Sunday Times, Johannesburg, 2 April 2000

Insight

Teachers cannot beat values into children

By Phylicia Oppelt

TWO 11-year-olds arrived at their Pretoria school last week, but unlike their fellow pupils they were not only carrying books, pencils and lunches in their bags. They came armed with their parents' guns.

After their eviction from school and the resulting media attention, obvious outrage and questions followed - who was responsible, who should be blamed? The education system, an easy scapegoat, was once again examined. Educators attributed the lack of discipline on South Africa's school playgrounds to the fact that they can no longer rely on visible deterrents like corporal punishment to keep pupils under control.

Last weekend, Bernard Ngoepe, Judge President of the Transvaal, said children could and should be caned - as long as it was done with love and purpose. Corporal punishment, he said, was not illegal as a way of achieving discipline in school. He seemed to believe that the government's position on caning was, at best, an inconsequential decision.

Still, only two weeks ago in a parliamentary debate on education, the Minister of Education, Kader Asmal, vehemently opposed the return of the cane. "There is no possibility that this government or this ministry will bring back the cane and the whip. Our task is to uphold human rights, not encourage or legitimate their violation," he said.

Asmal also declared that he was impatiently waiting for his department's new disciplinary guidelines.

But teachers, finding themselves at a loss to cope with unruly, disobedient pupils, wish for the days when corporal punishment instilled fear and a military-like obedience.

And some, like Valerie Ryan, a teaching assistant in KwaZulu-Natal, lapse into reaching for a cane as their control over their charges disappears.

Ryan, who gave a 13-year-old female pupil two cuts across the buttocks, was taken to court last year by the girl's parents. They were outraged at the sight of red welts on their daughter's body.

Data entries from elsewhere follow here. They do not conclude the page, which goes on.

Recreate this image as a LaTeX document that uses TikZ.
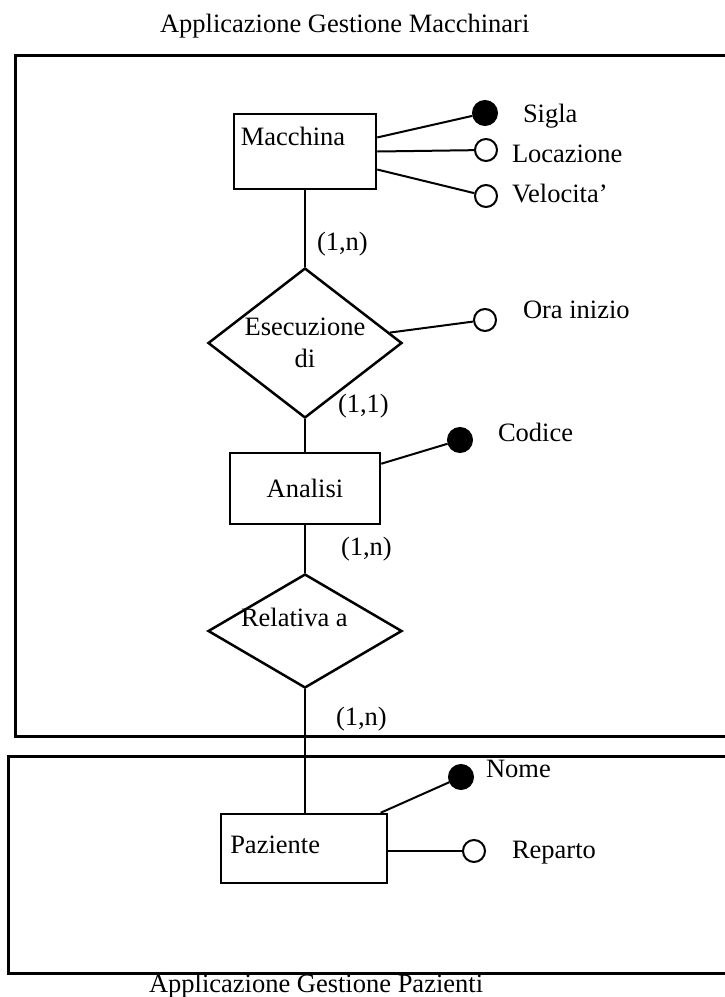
\documentclass[tikz,border=0pt]{standalone}
\usepackage{fontspec}
\setmainfont{Liberation Serif}
\usetikzlibrary{shapes.geometric}
\usetikzlibrary{positioning}

\begin{document}
\begin{tikzpicture}[x=1pt,y=-1pt,line width=2pt,
  every node/.style={font=\fontsize{26.5}{32}\selectfont},
  entity/.style={draw,rectangle,line width=2.5pt,inner sep=0pt},
  rel/.style={draw,diamond,line width=2.5pt,inner sep=0pt,align=center},
  key/.style={draw,circle,fill=black,minimum size=24pt,inner sep=0pt},
  attr/.style={draw,circle,fill=white,minimum size=22pt,inner sep=0pt},
  txt/.style={anchor=base west,inner sep=0pt}]
  \clip (0,0) rectangle (725,997);
  % le due applicazioni
  \draw[line width=3pt] (15,55) rectangle (745,736);
  \draw[line width=3pt] (8,756) rectangle (745,973);
  \node[txt] (tit1) at (159,32) {Applicazione Gestione Macchinari};
  \node[txt] (tit2) at (148,992) {Applicazione Gestione Pazienti};
  % entita' e relazioni
  \node[entity,minimum width=142pt,minimum height=75pt,
    label={[anchor=base west,inner sep=0pt,xshift=7pt,yshift=-33pt]north west:Macchina}] (M) at (305,151.5) {};
  \node[rel,minimum width=194pt,minimum height=150pt,aspect=1.3] (E) at (305,343) {Esecuzione\\di};
  \node[entity,minimum width=150pt,minimum height=71pt] (A) at (305,488.5) {Analisi};
  \node[rel,minimum width=194pt,minimum height=114pt] (R) at (305,631) {};
  \node[txt] (R-t) at (240,626) {Relativa a};
  \node[entity,minimum width=166pt,minimum height=69pt,
    label={[anchor=base west,inner sep=0pt,xshift=9.5pt,yshift=-41pt]north west:Paziente}] (P) at (304,848.5) {};
  % attributi
  \node[key] (sigla) at (485,113) {};
  \node[attr] (locazione) at (486,150) {};
  \node[attr] (velocita) at (486,196) {};
  \node[attr] (orainizio) at (485,320) {};
  \node[key] (codice) at (460,440) {};
  \node[key] (nome) at (461,777) {};
  \node[attr] (reparto) at (474,851) {};
  \node[txt] (sigla-t) at (522,122) {Sigla};
  \node[txt] (locazione-t) at (511,162) {Locazione};
  \node[txt] (velocita-t) at (511,202) {Velocita'};
  \node[txt] (orainizio-t) at (522,318) {Ora inizio};
  \node[txt] (codice-t) at (497,441) {Codice};
  \node[txt] (nome-t) at (485,777) {Nome};
  \node[txt] (reparto-t) at (511,858) {Reparto};
  % cardinalita'
  \node[txt] (c1) at (316,250) {(1,n)};
  \node[txt] (c2) at (337,412) {(1,1)};
  \node[txt] (c3) at (340,555) {(1,n)};
  \node[txt] (c4) at (335,725) {(1,n)};
  \path (M) edge (E);
  \path (E) edge (A);
  \path (A) edge (R);
  \path (R) edge (R.south |- P.north);
  \path (M.11) edge (sigla);
  \path (M.east) edge (locazione);
  \path (M.-14) edge (velocita);
  \path (E.7) edge (orainizio);
  \path (A.18) edge (codice);
  \path (P.25) edge (nome);
  \path (P.east |- reparto) edge (reparto);
\end{tikzpicture}
\end{document}
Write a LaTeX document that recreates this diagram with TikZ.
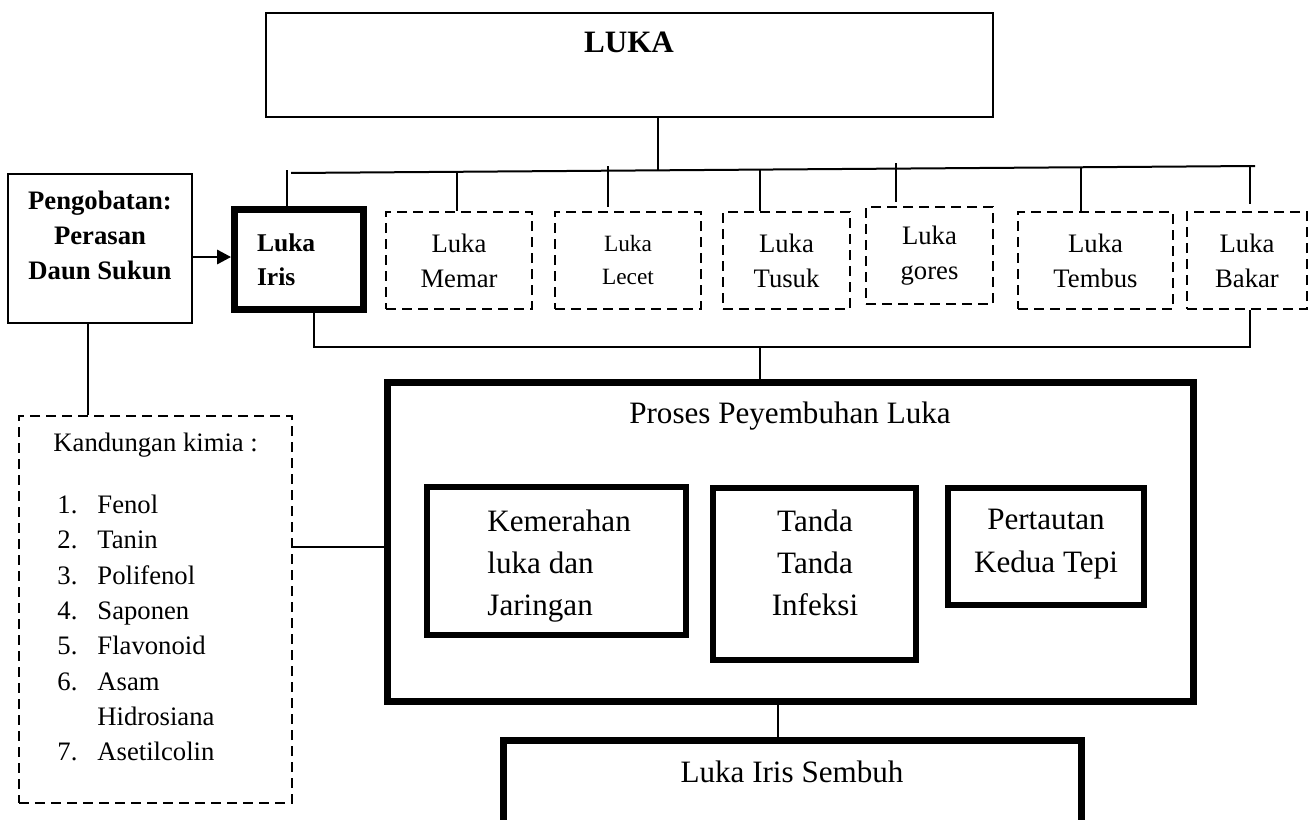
\documentclass[tikz,border=0pt]{standalone}
\usepackage{fontspec}
\setmainfont{Liberation Serif}
\usetikzlibrary{arrows.meta}

\begin{document}
\begin{tikzpicture}[x=0.45pt, y=-0.45pt,
    box/.style={draw, line width=0.9pt, shape=rectangle, inner sep=0pt},
    dbox/.style={draw, line width=0.9pt, dash pattern=on 4.5pt off 2.7pt, shape=rectangle, inner sep=0pt, align=center, font=\fontsize{12}{15.75}\selectfont},
    tbox/.style={draw, line width=2.7pt, shape=rectangle, inner sep=0pt},
    txt/.style={inner sep=0pt},
    listtxt/.style={inner sep=0pt, anchor=base west, font=\fontsize{12}{15}\selectfont},
    conn/.style={line width=0.9pt}]

    \useasboundingbox (0,0) rectangle (1310,819);
    \clip (0,0) rectangle (1310,819);

    \node(luka)[box, minimum width=327.2pt, minimum height=46.8pt] at (629.5,65) {};
    \node(lukaT)[txt, anchor=base, font=\fontsize{14}{17}\selectfont\bfseries] at (629,53) {LUKA};

    \node(obat)[box, minimum width=82.8pt, minimum height=67.05pt] at (100,248.5) {};
    \node(obatT)[txt, anchor=north, align=center, font=\fontsize{12}{15.75}\selectfont\bfseries] at (100,191) {Pengobatan:\\Perasan\\Daun Sukun};

    \node(iris)[tbox, line width=3.15pt, minimum width=58.05pt, minimum height=45pt, text width=37.8pt, inner xsep=10.1pt, align=left, font=\fontsize{11.5}{15.3}\selectfont\bfseries] at (299,259.5) {Luka\\Iris};

    \node(memar)[dbox, minimum width=65.7pt, minimum height=43.65pt] at (459,260.5) {Luka\\Memar};
    \node(lecet)[dbox, minimum width=65.7pt, minimum height=43.65pt, font=\fontsize{10.5}{14.85}\selectfont] at (628,260.5) {Luka\\Lecet};
    \node(tusuk)[dbox, minimum width=57.15pt, minimum height=43.65pt] at (786.5,260.5) {Luka\\Tusuk};
    \node(gores)[dbox, minimum width=57.15pt, minimum height=43.65pt] at (929.5,255.5) {Luka\\gores};
    \node(tembus)[dbox, minimum width=69.75pt, minimum height=43.65pt] at (1095.5,260.5) {Luka\\Tembus};
    \node(bakar)[dbox, minimum width=54pt, minimum height=43.65pt] at (1247,260.5) {Luka\\Bakar};

    \node(proses)[tbox, line width=3.15pt, minimum width=362.7pt, minimum height=143.55pt] at (790,541.5) {};
    \node(prosesT)[txt, anchor=base, font=\fontsize{14}{17}\selectfont] at (790,423) {Proses Peyembuhan Luka};

    \node(merah)[tbox, minimum width=116.55pt, minimum height=66.6pt] at (556.5,561) {};
    \node(merahT)[txt, anchor=north west, align=left, font=\fontsize{14}{19.1}\selectfont] at (487,509) {Kemerahan\\luka dan\\Jaringan};
    \node(tanda)[tbox, minimum width=91.35pt, minimum height=77.4pt] at (814.5,574) {};
    \node(tandaT)[txt, anchor=north, align=center, font=\fontsize{14}{19.1}\selectfont] at (815,509) {Tanda\\Tanda\\Infeksi};
    \node(taut)[tbox, minimum width=88.2pt, minimum height=52.65pt] at (1046,546.5) {};
    \node(tautT)[txt, anchor=north, align=center, font=\fontsize{14}{19.1}\selectfont] at (1046,509) {Pertautan\\Kedua Tepi};

    \node(sembuh)[tbox, line width=3.15pt, minimum width=260.1pt, minimum height=67.5pt] at (792,815) {};
    \node(sembuhT)[txt, anchor=base, font=\fontsize{14}{17}\selectfont] at (792,782) {Luka Iris Sembuh};

    \node(kimia)[dbox, minimum width=122.85pt, minimum height=174.15pt] at (155.5,609.5) {};
    \node(kimiaT)[listtxt] at (53,451) {Kandungan kimia :};
    \foreach \n/\zat/\yy in {1/Fenol/513, 2/Tanin/548, 3/Polifenol/584, 4/Saponen/619, 5/Flavonoid/654, 6/Asam/690, 7/Asetilcolin/760}
    {
        \node(no\n)[listtxt] at (57,\yy) {\n.};
        \node(zat\n)[listtxt] at (97,\yy) {\zat};
    }
    \node(zat6b)[listtxt] at (97,725) {Hidrosiana};

    \coordinate(busL) at (291,173);
    \coordinate(busR) at (1255,166);
    \coordinate(b0) at (658,170);
    \draw[conn] (busL) -- (busR);
    \draw[conn] (luka.south -| b0) -- (b0);

    \foreach \bx/\xx/\yy/\gap in {iris/287/170/0pt, memar/457/172/0pt, lecet/608/166/1.8pt, tusuk/760/170/0pt, gores/896/163/1.8pt, tembus/1081/167/0pt, bakar/1250/165/3.2pt}
    {
        \coordinate(t\bx) at (\xx,\yy);
        \draw[conn, shorten >=\gap] (t\bx) -- (t\bx |- \bx.north);
    }

    \coordinate(c1) at (314,347);
    \coordinate(c2) at (1250,347);
    \coordinate(c3) at (760,347);
    \draw[conn] (iris.south -| c1) -- (c1) -- (c2) -- (bakar.south -| c2);
    \draw[conn] (c3) -- (proses.north -| c3);

    \coordinate(c4) at (778,720);
    \draw[conn] (proses.south -| c4) -- (sembuh.north -| c4);

    \coordinate(c5) at (88,370);
    \draw[conn] (obat.south -| c5) -- (kimia.north -| c5);

    \coordinate(c6) at (210,257);
    \draw[conn, -{Triangle[length=6.3pt, width=6.5pt]}] (obat.east |- c6) -- (iris.west |- c6);

    \coordinate(c7) at (340,547);
    \draw[conn] (kimia.east |- c7) -- (proses.west |- c7);
\end{tikzpicture}
\end{document}
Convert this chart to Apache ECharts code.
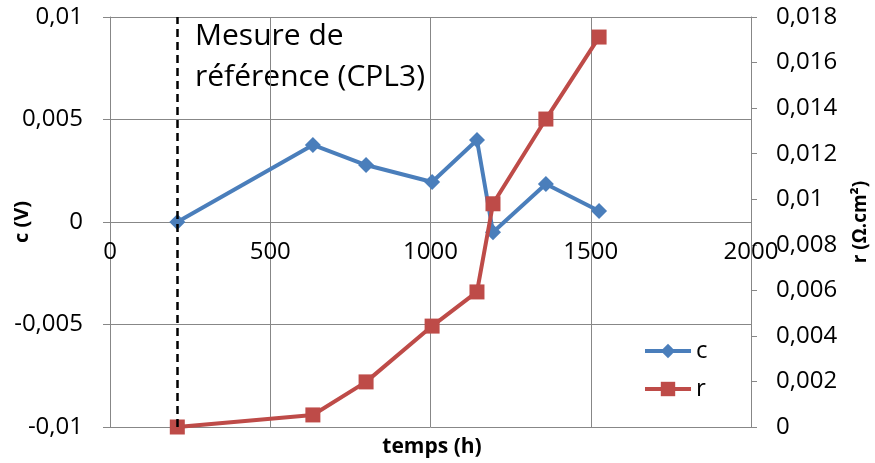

Ryan received a warning in court. The organisation that controlled the school, the Christian Education South Africa group, had already fought a Constitutional Court case in 1997 to reverse the Education Department's ban on caning. Their application was rejected.

Like the 13-year-old, we all have caning stories to tell. These memories relate to sadistic teachers, revelling in their authoritarian behaviour. There, love was an unknown emotion.

We all remember how it started with the broad side of the ruler in primary school - two soft cuts for talking in class. Then, the thin side of the ruler followed, this time a little harder for not achieving the required marks in a class test. By the time we reached secondary school, we were acutely aware that caning was as intrinsic a part of our education as were textbooks, shiny black shoes and morning prayers.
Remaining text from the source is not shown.